> **The exercise**
Transcribe every line from the top down to the line with "import pandas as pd", both ends included, but not the pictures.

> **Source data**

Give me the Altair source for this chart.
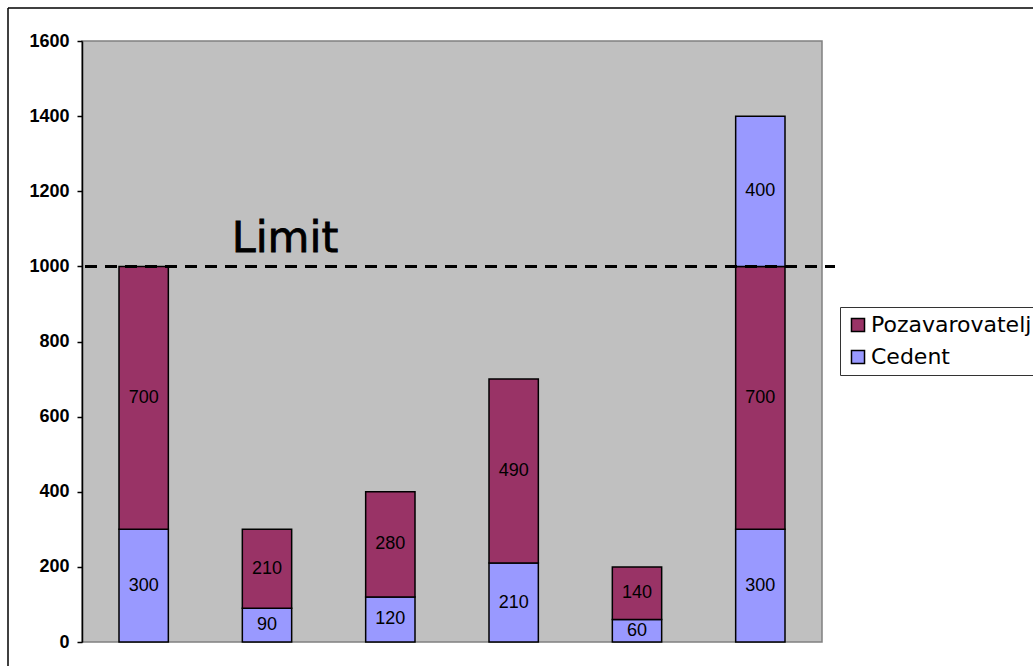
import altair as alt
import pandas as pd

# Bar categories (no visible labels on the x axis)
categories = ["A", "B", "C", "D", "E", "F"]
# Stacked segments, bottom to top
cedent = [300, 90, 120, 210, 60, 300]
pozavarovatelj = [700, 210, 280, 490, 140, 700]
cedent_excess = [0, 0, 0, 0, 0, 400]
limit_value = 1000
y_ticks = [0, 200, 400, 600, 800, 1000, 1200, 1400, 1600]

rows = []
for i, c in enumerate(categories):
    rows.append({"cat": c, "seg": 0, "series": "Cedent", "value": cedent[i]})
    rows.append({"cat": c, "seg": 1, "series": "Pozavarovatelj", "value": pozavarovatelj[i]})
    if cedent_excess[i] > 0:
        rows.append({"cat": c, "seg": 2, "series": "Cedent", "value": cedent_excess[i]})
df = pd.DataFrame(rows)

W, H = 740, 601
PAD_L, PAD_T = 82, 41
TOTAL_W, TOTAL_H = 1033, 666

x_enc = alt.X("cat:N", sort=categories, axis=None,
              scale=alt.Scale(paddingInner=0.6, paddingOuter=0.3))
y_scale = alt.Scale(domain=[0, 1600], nice=False)

base = alt.Chart(df).transform_stack(
    stack="value", groupby=["cat"], sort=[alt.SortField("seg")], as_=["y0", "y1"]
).transform_calculate(mid="(datum.y0 + datum.y1) / 2")

bars = base.mark_bar(stroke="black", strokeWidth=1.5).encode(
    x=x_enc,
    y=alt.Y("y0:Q", scale=y_scale,
            axis=alt.Axis(values=y_ticks, format="d", title=None, grid=False,
                          domainColor="black", domainWidth=1.5, tickColor="black",
                          tickSize=5, tickWidth=1.5,
                          labelFont="Liberation Sans", labelFontWeight="bold",
                          labelFontSize=18, labelColor="black", labelPadding=8)),
    y2="y1:Q",
    color=alt.Color("series:N",
                    scale=alt.Scale(domain=["Pozavarovatelj", "Cedent"],
                                    range=["#993366", "#9999FF"]),
                    legend=alt.Legend(title=None, orient="none", legendX=758, legendY=266,
                                      symbolType="square", symbolSize=170,
                                      symbolStrokeColor="black", symbolStrokeWidth=1.5,
                                      labelFont="DejaVu Sans", labelFontSize=22,
                                      labelColor="black", labelLimit=400,
                                      rowPadding=10, labelOffset=2, padding=7,
                                      strokeColor="#333333", fillColor="white")),
)

labels = base.mark_text(font="Liberation Sans", fontSize=18, color="black",
                        baseline="middle").encode(
    x=x_enc,
    y=alt.Y("mid:Q", scale=y_scale),
    text=alt.Text("value:Q"),
)

limit_df = pd.DataFrame({"limit": [limit_value], "label": ["Limit"]})
limit_line = alt.Chart(limit_df).mark_rule(
    color="black", strokeWidth=3, strokeDash=[12, 8]
).encode(y=alt.Y("limit:Q", scale=y_scale), x=alt.value(3), x2=alt.value(753))

limit_text = alt.Chart(limit_df).mark_text(
    font="DejaVu Sans", fontSize=43, color="black", align="center",
    baseline="alphabetic", dy=-14, stroke="black", strokeWidth=0.8
).encode(y=alt.Y("limit:Q", scale=y_scale), x=alt.value(203), text="label:N")

# Outer chart frame (left and top edges)
frame_left = alt.Chart(limit_df).mark_rule(color="black", strokeWidth=1.5).encode(
    x=alt.value(-74), y=alt.value(-33), y2=alt.value(H + 60))
frame_top = alt.Chart(limit_df).mark_rule(color="black", strokeWidth=1.5).encode(
    x=alt.value(-74), x2=alt.value(W + 300), y=alt.value(-33))

chart = alt.layer(
    bars, labels, limit_line, limit_text, frame_left, frame_top
).properties(
    width=W, height=H,
    autosize=alt.AutoSizeParams(type="none"),
    padding={"left": PAD_L, "top": PAD_T,
             "right": TOTAL_W - PAD_L - W, "bottom": TOTAL_H - PAD_T - H},
    background="white",
).configure_view(fill="#C0C0C0", stroke="#808080", strokeWidth=1.5)

chart.save("out.html", embed_options={"renderer": "svg", "actions": False})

> **Result of the exercise**
Give me the Altair source for this chart.
import altair as alt
import pandas as pd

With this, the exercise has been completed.